Return each line of the records with nothing changed, pictures excepted.

= = = = = = =

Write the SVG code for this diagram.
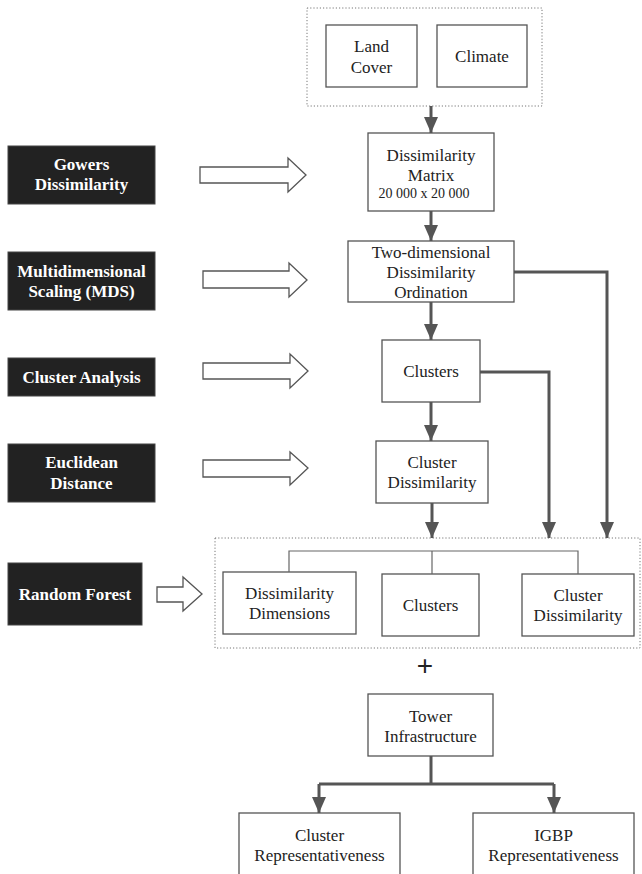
<svg xmlns="http://www.w3.org/2000/svg" width="642" height="874" viewBox="0 0 642 874">
<style>
.bg{fill:#fff}
.box{fill:#fff;stroke:#555;stroke-width:1.3}
.dark{fill:#222;stroke:#444;stroke-width:1}
.dot{fill:none;stroke:#777;stroke-width:1;stroke-dasharray:1.2 2}
.t{font-family:"Liberation Serif","Times New Roman",serif;font-size:17px;fill:#222;text-anchor:middle}
.s{font-size:14px}
.w{font-family:"Liberation Serif","Times New Roman",serif;font-size:17px;font-weight:bold;fill:#fff;text-anchor:middle}
.hol{fill:#fff;stroke:#555;stroke-width:1.3}
.con{fill:none;stroke:#555;stroke-width:3}
.thin{fill:none;stroke:#666;stroke-width:1.2}
</style>
<defs>
<marker id="ah" markerUnits="userSpaceOnUse" markerWidth="16" markerHeight="14" viewBox="0 0 16 14" refX="16" refY="7" orient="auto">
<path d="M0,0 L16,7 L0,14 Z" fill="#555"/>
</marker>
</defs>
<rect class="bg" x="0" y="0" width="642" height="874"/>

<g id="inputs-group">
<rect class="dot" x="307" y="8" width="235" height="98"/>
</g>
<g id="land-cover">
<rect class="box" x="326" y="25" width="91" height="62"/>
<text class="t" x="371.5" y="52">Land</text>
<text class="t" x="371.5" y="73">Cover</text>
</g>
<g id="climate">
<rect class="box" x="437" y="25" width="90" height="62"/>
<text class="t" x="482" y="62">Climate</text>
</g>

<g id="dissimilarity-matrix">
<rect class="box" x="368" y="133" width="126" height="78"/>
<text class="t" x="431" y="161">Dissimilarity</text>
<text class="t" x="431" y="181">Matrix</text>
<text class="t s" x="424" y="198">20 000 x 20 000</text>
</g>
<g id="two-dim">
<rect class="box" x="348" y="241" width="166" height="61"/>
<text class="t" x="431" y="258">Two-dimensional</text>
<text class="t" x="431" y="278">Dissimilarity</text>
<text class="t" x="431" y="298">Ordination</text>
</g>
<g id="clusters">
<rect class="box" x="382" y="340" width="98" height="62"/>
<text class="t" x="431" y="377">Clusters</text>
</g>
<g id="cluster-dissimilarity">
<rect class="box" x="376" y="441" width="112" height="62"/>
<text class="t" x="432" y="468">Cluster</text>
<text class="t" x="432" y="488">Dissimilarity</text>
</g>

<g id="rf-group">
<rect class="dot" x="215" y="538" width="425" height="110"/>
</g>
<g id="rf-dims">
<rect class="box" x="223" y="572" width="133" height="62"/>
<text class="t" x="289.5" y="599">Dissimilarity</text>
<text class="t" x="289.5" y="619">Dimensions</text>
</g>
<g id="rf-clusters">
<rect class="box" x="382" y="574" width="97" height="62"/>
<text class="t" x="430.5" y="611">Clusters</text>
</g>
<g id="rf-cluster-dissimilarity">
<rect class="box" x="522" y="574" width="112" height="62"/>
<text class="t" x="578" y="601">Cluster</text>
<text class="t" x="578" y="621">Dissimilarity</text>
</g>

<g id="plus">
<text x="425" y="675" style="font-family:'Liberation Sans',Arial,sans-serif;font-size:28px;fill:#222;text-anchor:middle">+</text>
</g>

<g id="tower">
<rect class="box" x="368" y="694" width="125" height="62"/>
<text class="t" x="430.5" y="722">Tower</text>
<text class="t" x="430.5" y="742">Infrastructure</text>
</g>
<g id="cluster-rep">
<rect class="box" x="239" y="813" width="161" height="70"/>
<text class="t" x="319.5" y="841">Cluster</text>
<text class="t" x="319.5" y="861">Representativeness</text>
</g>
<g id="igbp-rep">
<rect class="box" x="473" y="813" width="161" height="70"/>
<text class="t" x="553.5" y="841">IGBP</text>
<text class="t" x="553.5" y="861">Representativeness</text>
</g>

<g id="gowers">
<rect class="dark" x="8" y="146" width="147" height="58"/>
<text class="w" x="81.5" y="170">Gowers</text>
<text class="w" x="81.5" y="190">Dissimilarity</text>
</g>
<g id="mds">
<rect class="dark" x="8" y="252" width="147" height="58"/>
<text class="w" x="81.5" y="277">Multidimensional</text>
<text class="w" x="81.5" y="297">Scaling (MDS)</text>
</g>
<g id="cluster-analysis">
<rect class="dark" x="8" y="358" width="147" height="38"/>
<text class="w" x="81.5" y="383">Cluster Analysis</text>
</g>
<g id="euclidean">
<rect class="dark" x="8" y="444" width="147" height="58"/>
<text class="w" x="81.5" y="468">Euclidean</text>
<text class="w" x="81.5" y="489">Distance</text>
</g>
<g id="random-forest">
<rect class="dark" x="8" y="563" width="134" height="62"/>
<text class="w" x="75" y="600">Random Forest</text>
</g>

<g id="connectors">
<polygon class="hol" points="200,167 288,167 288,158 306,175 288,192 288,183 200,183"/>
<polygon class="hol" points="203,271 289,271 289,263 307,280 289,297 289,288 203,288"/>
<polygon class="hol" points="203,363 290,363 290,354 308,371 290,388 290,379 203,379"/>
<polygon class="hol" points="203,460 290,460 290,452 308,468 290,485 290,477 203,477"/>
<polygon class="hol" points="157,587 183,587 183,577 202,594 183,611 183,602 157,602"/>

<path class="con" d="M431,106 V133" marker-end="url(#ah)"/>
<path class="con" d="M431,211 V241" marker-end="url(#ah)"/>
<path class="con" d="M514,272 H607 V538" marker-end="url(#ah)"/>
<path class="con" d="M431,302 V340" marker-end="url(#ah)"/>
<path class="con" d="M480,372 H549 V538" marker-end="url(#ah)"/>
<path class="con" d="M431,402 V441" marker-end="url(#ah)"/>
<path class="con" d="M432,503 V538" marker-end="url(#ah)"/>

<path class="thin" d="M289,572 V551 H578 V574"/>
<path class="thin" d="M432,551 V574"/>

<path class="con" d="M431,756 V784"/>
<path class="con" d="M319,784 H554"/>
<path class="con" d="M319,784 V813" marker-end="url(#ah)"/>
<path class="con" d="M554,784 V813" marker-end="url(#ah)"/>
</g>
</svg>
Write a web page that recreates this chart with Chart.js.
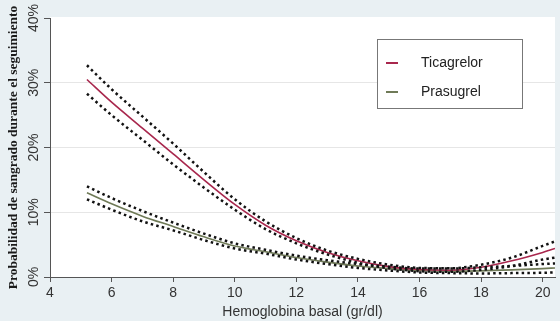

= = = = = = =

▶ _Response_:
Write the SVG code for this diagram.
<svg xmlns="http://www.w3.org/2000/svg" width="642" height="874" viewBox="0 0 642 874">
<style>
.bg{fill:#fff}
.box{fill:#fff;stroke:#555;stroke-width:1.3}
.dark{fill:#222;stroke:#444;stroke-width:1}
.dot{fill:none;stroke:#777;stroke-width:1;stroke-dasharray:1.2 2}
.t{font-family:"Liberation Serif","Times New Roman",serif;font-size:17px;fill:#222;text-anchor:middle}
.s{font-size:14px}
.w{font-family:"Liberation Serif","Times New Roman",serif;font-size:17px;font-weight:bold;fill:#fff;text-anchor:middle}
.hol{fill:#fff;stroke:#555;stroke-width:1.3}
.con{fill:none;stroke:#555;stroke-width:3}
.thin{fill:none;stroke:#666;stroke-width:1.2}
</style>
<defs>
<marker id="ah" markerUnits="userSpaceOnUse" markerWidth="16" markerHeight="14" viewBox="0 0 16 14" refX="16" refY="7" orient="auto">
<path d="M0,0 L16,7 L0,14 Z" fill="#555"/>
</marker>
</defs>
<rect class="bg" x="0" y="0" width="642" height="874"/>

<g id="inputs-group">
<rect class="dot" x="307" y="8" width="235" height="98"/>
</g>
<g id="land-cover">
<rect class="box" x="326" y="25" width="91" height="62"/>
<text class="t" x="371.5" y="52">Land</text>
<text class="t" x="371.5" y="73">Cover</text>
</g>
<g id="climate">
<rect class="box" x="437" y="25" width="90" height="62"/>
<text class="t" x="482" y="62">Climate</text>
</g>

<g id="dissimilarity-matrix">
<rect class="box" x="368" y="133" width="126" height="78"/>
<text class="t" x="431" y="161">Dissimilarity</text>
<text class="t" x="431" y="181">Matrix</text>
<text class="t s" x="424" y="198">20 000 x 20 000</text>
</g>
<g id="two-dim">
<rect class="box" x="348" y="241" width="166" height="61"/>
<text class="t" x="431" y="258">Two-dimensional</text>
<text class="t" x="431" y="278">Dissimilarity</text>
<text class="t" x="431" y="298">Ordination</text>
</g>
<g id="clusters">
<rect class="box" x="382" y="340" width="98" height="62"/>
<text class="t" x="431" y="377">Clusters</text>
</g>
<g id="cluster-dissimilarity">
<rect class="box" x="376" y="441" width="112" height="62"/>
<text class="t" x="432" y="468">Cluster</text>
<text class="t" x="432" y="488">Dissimilarity</text>
</g>

<g id="rf-group">
<rect class="dot" x="215" y="538" width="425" height="110"/>
</g>
<g id="rf-dims">
<rect class="box" x="223" y="572" width="133" height="62"/>
<text class="t" x="289.5" y="599">Dissimilarity</text>
<text class="t" x="289.5" y="619">Dimensions</text>
</g>
<g id="rf-clusters">
<rect class="box" x="382" y="574" width="97" height="62"/>
<text class="t" x="430.5" y="611">Clusters</text>
</g>
<g id="rf-cluster-dissimilarity">
<rect class="box" x="522" y="574" width="112" height="62"/>
<text class="t" x="578" y="601">Cluster</text>
<text class="t" x="578" y="621">Dissimilarity</text>
</g>

<g id="plus">
<text x="425" y="675" style="font-family:'Liberation Sans',Arial,sans-serif;font-size:28px;fill:#222;text-anchor:middle">+</text>
</g>

<g id="tower">
<rect class="box" x="368" y="694" width="125" height="62"/>
<text class="t" x="430.5" y="722">Tower</text>
<text class="t" x="430.5" y="742">Infrastructure</text>
</g>
<g id="cluster-rep">
<rect class="box" x="239" y="813" width="161" height="70"/>
<text class="t" x="319.5" y="841">Cluster</text>
<text class="t" x="319.5" y="861">Representativeness</text>
</g>
<g id="igbp-rep">
<rect class="box" x="473" y="813" width="161" height="70"/>
<text class="t" x="553.5" y="841">IGBP</text>
<text class="t" x="553.5" y="861">Representativeness</text>
</g>

<g id="gowers">
<rect class="dark" x="8" y="146" width="147" height="58"/>
<text class="w" x="81.5" y="170">Gowers</text>
<text class="w" x="81.5" y="190">Dissimilarity</text>
</g>
<g id="mds">
<rect class="dark" x="8" y="252" width="147" height="58"/>
<text class="w" x="81.5" y="277">Multidimensional</text>
<text class="w" x="81.5" y="297">Scaling (MDS)</text>
</g>
<g id="cluster-analysis">
<rect class="dark" x="8" y="358" width="147" height="38"/>
<text class="w" x="81.5" y="383">Cluster Analysis</text>
</g>
<g id="euclidean">
<rect class="dark" x="8" y="444" width="147" height="58"/>
<text class="w" x="81.5" y="468">Euclidean</text>
<text class="w" x="81.5" y="489">Distance</text>
</g>
<g id="random-forest">
<rect class="dark" x="8" y="563" width="134" height="62"/>
<text class="w" x="75" y="600">Random Forest</text>
</g>

<g id="connectors">
<polygon class="hol" points="200,167 288,167 288,158 306,175 288,192 288,183 200,183"/>
<polygon class="hol" points="203,271 289,271 289,263 307,280 289,297 289,288 203,288"/>
<polygon class="hol" points="203,363 290,363 290,354 308,371 290,388 290,379 203,379"/>
<polygon class="hol" points="203,460 290,460 290,452 308,468 290,485 290,477 203,477"/>
<polygon class="hol" points="157,587 183,587 183,577 202,594 183,611 183,602 157,602"/>

<path class="con" d="M431,106 V133" marker-end="url(#ah)"/>
<path class="con" d="M431,211 V241" marker-end="url(#ah)"/>
<path class="con" d="M514,272 H607 V538" marker-end="url(#ah)"/>
<path class="con" d="M431,302 V340" marker-end="url(#ah)"/>
<path class="con" d="M480,372 H549 V538" marker-end="url(#ah)"/>
<path class="con" d="M431,402 V441" marker-end="url(#ah)"/>
<path class="con" d="M432,503 V538" marker-end="url(#ah)"/>

<path class="thin" d="M289,572 V551 H578 V574"/>
<path class="thin" d="M432,551 V574"/>

<path class="con" d="M431,756 V784"/>
<path class="con" d="M319,784 H554"/>
<path class="con" d="M319,784 V813" marker-end="url(#ah)"/>
<path class="con" d="M554,784 V813" marker-end="url(#ah)"/>
</g>
</svg>
Write a web page that recreates this chart with Chart.js.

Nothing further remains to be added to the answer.